(Figure scripts)
= = = = =
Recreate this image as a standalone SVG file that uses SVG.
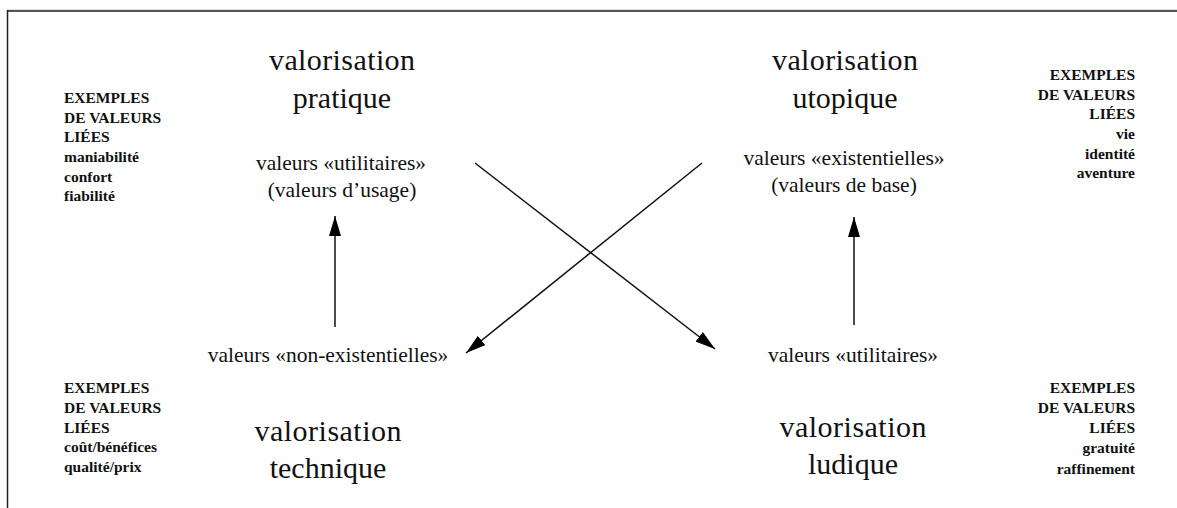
<svg xmlns="http://www.w3.org/2000/svg" width="1177" height="508" viewBox="0 0 1177 508">
<defs>
<style>
.title{font-family:"Liberation Serif","Times New Roman",serif;font-size:30px;fill:#111;text-anchor:middle}
.sub{font-family:"Liberation Serif","Times New Roman",serif;font-size:21.5px;fill:#111;text-anchor:middle}
.lab{font-family:"Liberation Serif","Times New Roman",serif;font-size:15.5px;font-weight:bold;fill:#111}
.r{text-anchor:end}
.conn{stroke:#111;stroke-width:1.5;fill:none;marker-end:url(#ah)}
</style>
<marker id="ah" viewBox="0 0 20 12" refX="20" refY="6" markerWidth="20" markerHeight="12" markerUnits="userSpaceOnUse" orient="auto">
<path d="M0,0 L20,6 L0,12 Z" fill="#000"/>
</marker>
</defs>
<rect width="1177" height="508" fill="#fff"/>
<g id="frame">
<line x1="7" y1="9.5" x2="1177" y2="9.5" stroke="#ddd" stroke-width="1"/>
<line x1="7" y1="11" x2="1177" y2="11" stroke="#555" stroke-width="2"/>
<line x1="7.5" y1="10" x2="7.5" y2="508" stroke="#222" stroke-width="1.5"/>
</g>
<g id="connectors">
<line class="conn" x1="335" y1="327" x2="335" y2="216"/>
<line class="conn" x1="854" y1="325" x2="854" y2="217"/>
<line class="conn" x1="475" y1="163" x2="715" y2="349"/>
<line class="conn" x1="702" y1="163" x2="466" y2="353"/>
</g>
<g id="pratique">
<text class="title" x="342" y="70" textLength="146" lengthAdjust="spacing">valorisation</text>
<text class="title" x="342" y="108">pratique</text>
<text class="sub" x="341" y="170">valeurs «utilitaires»</text>
<text class="sub" x="342" y="197">(valeurs d’usage)</text>
</g>
<g id="utopique">
<text class="title" x="845" y="70" textLength="146" lengthAdjust="spacing">valorisation</text>
<text class="title" x="845" y="108">utopique</text>
<text class="sub" x="844" y="165">valeurs «existentielles»</text>
<text class="sub" x="844" y="192">(valeurs de base)</text>
</g>
<g id="technique">
<text class="sub" x="328" y="362">valeurs «non-existentielles»</text>
<text class="title" x="328" y="441" textLength="147" lengthAdjust="spacing">valorisation</text>
<text class="title" x="328" y="478">technique</text>
</g>
<g id="ludique">
<text class="sub" x="853" y="362">valeurs «utilitaires»</text>
<text class="title" x="853" y="437" textLength="147" lengthAdjust="spacing">valorisation</text>
<text class="title" x="853" y="474">ludique</text>
</g>
<g id="exemples-pratique">
<text class="lab" x="64" y="103">EXEMPLES</text>
<text class="lab" x="64" y="123">DE VALEURS</text>
<text class="lab" x="64" y="142">LIÉES</text>
<text class="lab" x="64" y="162">maniabilité</text>
<text class="lab" x="64" y="182">confort</text>
<text class="lab" x="64" y="201">fiabilité</text>
</g>
<g id="exemples-utopique">
<text class="lab r" x="1135" y="80">EXEMPLES</text>
<text class="lab r" x="1135" y="100">DE VALEURS</text>
<text class="lab r" x="1135" y="119">LIÉES</text>
<text class="lab r" x="1135" y="139">vie</text>
<text class="lab r" x="1135" y="159">identité</text>
<text class="lab r" x="1135" y="178">aventure</text>
</g>
<g id="exemples-technique">
<text class="lab" x="64" y="393">EXEMPLES</text>
<text class="lab" x="64" y="413">DE VALEURS</text>
<text class="lab" x="64" y="433">LIÉES</text>
<text class="lab" x="64" y="452">coût/bénéfices</text>
<text class="lab" x="64" y="472">qualité/prix</text>
</g>
<g id="exemples-ludique">
<text class="lab r" x="1135" y="393">EXEMPLES</text>
<text class="lab r" x="1135" y="413">DE VALEURS</text>
<text class="lab r" x="1135" y="433">LIÉES</text>
<text class="lab r" x="1135" y="453">gratuité</text>
<text class="lab r" x="1135" y="474">raffinement</text>
</g>
</svg>
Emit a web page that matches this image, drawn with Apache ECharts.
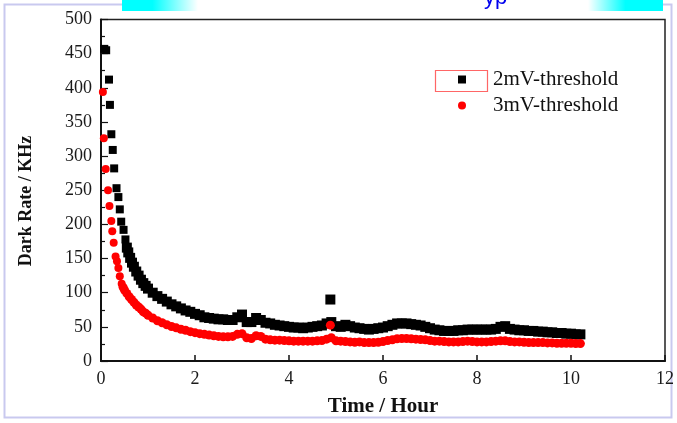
<!DOCTYPE html>
<html>
<head>
<meta charset="utf-8">
<script src="https://cdn.jsdelivr.net/npm/echarts@6/dist/echarts.min.js"></script>
<style>
html,body{margin:0;padding:0;background:#fff;}
#chart{width:677px;height:423px;}
</style>
</head>
<body>
<div id="chart"></div>
<script>
// ---- data ----
var xTicks = [0, 2, 4, 6, 8, 10, 12];
var yTicks = [0, 50, 100, 150, 200, 250, 300, 350, 400, 450, 500];
var seriesNames = ['2mV-threshold', '3mV-threshold'];
var xTitle = 'Time / Hour';
var yTitle = 'Dark Rate / KHz';

var blackTime = [0.07,0.11,0.17,0.19,0.22,0.25,0.28,0.33,0.37,0.40,0.43,0.48,0.52,0.55,0.58,0.62,0.66,0.70,0.75,0.80,0.85,0.90,0.95,1.00,
  1.1,1.2,1.3,1.4,1.5,1.6,1.7,1.8,1.9,2.0,2.1,2.2,2.3,2.4,2.5,2.6,2.7,2.8,2.9,3.0,3.1,3.2,3.3,3.4,3.5,3.6,3.7,3.8,3.9,4.0,
  4.1,4.2,4.3,4.4,4.5,4.6,4.7,4.8,4.88,4.9,5.0,5.1,5.2,5.3,5.4,5.5,5.6,5.7,5.8,5.9,6.0,6.1,6.2,6.3,6.4,6.5,6.6,6.7,6.8,6.9,7.0,
  7.1,7.2,7.3,7.4,7.5,7.6,7.7,7.8,7.9,8.0,8.1,8.2,8.3,8.4,8.5,8.6,8.7,8.8,8.9,9.0,9.1,9.2,9.3,9.4,9.5,9.6,9.7,9.8,9.9,10.0,10.1,10.2];
var blackRate = [457,455,412,375,332,309,282,253,240,222,204,192,178,166,159,151,144,138,131,125,119,114,110,106,
  100,95,91,87,83,80,77,74,72,69,67,64,63,62,61,61,60,60,64,68,57,57,63,60,56,55,53,52,51,50,
  49,49,48,49,50,51,52,55,90,57,51,50,53,51,49,48,47,46,47,48,49,51,53,55,55,55,54,53,52,50,48,
  46,45,44,44,44,45,45,46,46,46,46,46,46,47,50,51,47,46,45,45,44,44,43,43,42,42,41,41,40,40,39,39];

var redTime = [0.04,0.06,0.10,0.15,0.18,0.22,0.24,0.27,0.31,0.34,0.37,0.40,0.44,0.47,0.50,0.55,0.60,0.65,0.70,0.75,0.80,0.85,0.90,0.95,1.00,
  1.1,1.2,1.3,1.4,1.5,1.6,1.7,1.8,1.9,2.0,2.1,2.2,2.3,2.4,2.5,2.6,2.7,2.8,2.9,3.0,3.1,3.2,3.3,3.4,3.5,3.6,3.7,3.8,3.9,4.0,
  4.1,4.2,4.3,4.4,4.5,4.6,4.7,4.8,4.88,4.9,5.0,5.1,5.2,5.3,5.4,5.5,5.6,5.7,5.8,5.9,6.0,6.1,6.2,6.3,6.4,6.5,6.6,6.7,6.8,6.9,7.0,
  7.1,7.2,7.3,7.4,7.5,7.6,7.7,7.8,7.9,8.0,8.1,8.2,8.3,8.4,8.5,8.6,8.7,8.8,8.9,9.0,9.1,9.2,9.3,9.4,9.5,9.6,9.7,9.8,9.9,10.0,10.1,10.2];
var redRate = [394,326,281,250,227,205,190,173,153,146,136,124,113,108,104,99,94,90,86,82,79,76,72,70,67,
  63,59,56,53,50.5,48.5,46.5,45,43,41.5,40,39,38,37,36,35.5,35.5,36,39,40,34,33,37,36,32,31,30.5,30.5,30,29.5,
  29,29,29,29,29,29.5,30,32,52.5,34,29.5,29,28.5,28,27.5,28,27,27,27,27.5,28.5,30,31,32.5,33,33,32.5,32,31.5,31,30,
  29,29,28.5,28,28,28,28.5,29,28.5,28,28,28,28.5,29,29.5,29.5,28.5,28,28,27.5,27,27,27,27,26.5,26.5,26,26,26,26,25.5,25.5];

function pairs(xs, ys) { var out = []; for (var i = 0; i < xs.length; i++) out.push([xs[i], ys[i]]); return out; }

var serif = '"Liberation Serif", "DejaVu Serif", serif';
var chart = echarts.init(document.getElementById('chart'), null, {renderer: 'canvas'});
chart.setOption({
  animation: false,
  backgroundColor: '#fff',
  grid: {left: 101, right: 9, top: 19.5, bottom: 62, show: true, borderColor: '#222', borderWidth: 1.5, backgroundColor: '#fff'},
  xAxis: {
    type: 'value', min: xTicks[0], max: xTicks[xTicks.length - 1], interval: 2,
    name: xTitle, nameLocation: 'middle', nameGap: 35,
    nameTextStyle: {fontFamily: serif, fontWeight: 'bold', fontSize: 21, color: '#111'},
    axisLine: {show: true, onZero: false, lineStyle: {color: '#111', width: 2}},
    axisTick: {show: true, inside: true, length: 6, lineStyle: {color: '#111', width: 1.5}},
    minorTick: {show: false},
    splitLine: {show: false},
    axisLabel: {fontFamily: serif, fontSize: 18, color: '#1a1a1a', margin: 9}
  },
  yAxis: {
    type: 'value', min: yTicks[0], max: yTicks[yTicks.length - 1], interval: 50,
    axisLine: {show: true, onZero: false, lineStyle: {color: '#111', width: 2}},
    axisTick: {show: true, inside: true, length: 7, lineStyle: {color: '#111', width: 1.2}},
    minorTick: {show: true, splitNumber: 2, length: 4, lineStyle: {color: '#111', width: 1.2}},
    splitLine: {show: false},
    axisLabel: {fontFamily: serif, fontSize: 18, color: '#1a1a1a', margin: 9}
  },
  legend: {
    orient: 'vertical', left: 453, top: 64, itemWidth: 8, itemHeight: 8, itemGap: 5,
    textStyle: {fontFamily: serif, fontSize: 21, color: '#111', padding: [0, 0, 0, 22]},
    data: [
      {name: seriesNames[0], icon: 'rect'},
      {name: seriesNames[1], icon: 'circle'}
    ]
  },
  series: [
    {name: seriesNames[0], type: 'scatter', symbol: 'rect',
     symbolSize: function (v) { return v[0] > 0.53 ? 10 : 8; },
     itemStyle: {color: '#000', opacity: 1}, data: pairs(blackTime, blackRate)},
    {name: seriesNames[1], type: 'scatter', symbol: 'circle',
     symbolSize: function (v) { return v[0] > 0.45 ? 9 : 8; },
     itemStyle: {color: '#ff0000', opacity: 1}, data: pairs(redTime, redRate)}
  ],
  graphic: [
    {type: 'rect', shape: {x: 4.5, y: 4.5, width: 667, height: 413}, style: {fill: 'none', stroke: '#c9c9ef', lineWidth: 2}, z: -10, silent: true},
    {type: 'rect', shape: {x: 122, y: 0, width: 541, height: 12}, style: {fill: '#fff'}, z: 1},
    {type: 'rect', shape: {x: 122, y: 0, width: 76, height: 11},
     style: {fill: new echarts.graphic.LinearGradient(0, 0, 1, 0, [{offset: 0, color: '#00ffff'}, {offset: 0.4, color: '#00ffff'}, {offset: 1, color: '#ffffff'}])}, z: 2},
    {type: 'rect', shape: {x: 588, y: 0, width: 75, height: 11},
     style: {fill: new echarts.graphic.LinearGradient(0, 0, 1, 0, [{offset: 0, color: '#ffffff'}, {offset: 0.5, color: '#00ffff'}, {offset: 1, color: '#00ffff'}])}, z: 2},
    {type: 'text', left: 484, top: -13, style: {text: 'yp', fill: '#0000ee', font: '22px "Liberation Sans", sans-serif'}, z: 3},
    {type: 'text', x: 26, y: 201, rotation: Math.PI / 2,
     style: {text: yTitle, fill: '#111', font: 'bold 18px "Liberation Serif", serif', align: 'center', verticalAlign: 'middle'}, z: 5},
    {type: 'rect', shape: {x: 435.5, y: 70.5, width: 52, height: 21}, style: {fill: 'none', stroke: '#ff6666', lineWidth: 1.2}, z: 5}
  ]
});
</script>
</body>
</html>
= = = = =
* [Description of the task] Copy all lines above containing the string "image".

* [Worked answer]
Recreate this image as a standalone SVG file that uses SVG.
Emit a web page that matches this image, drawn with Apache ECharts.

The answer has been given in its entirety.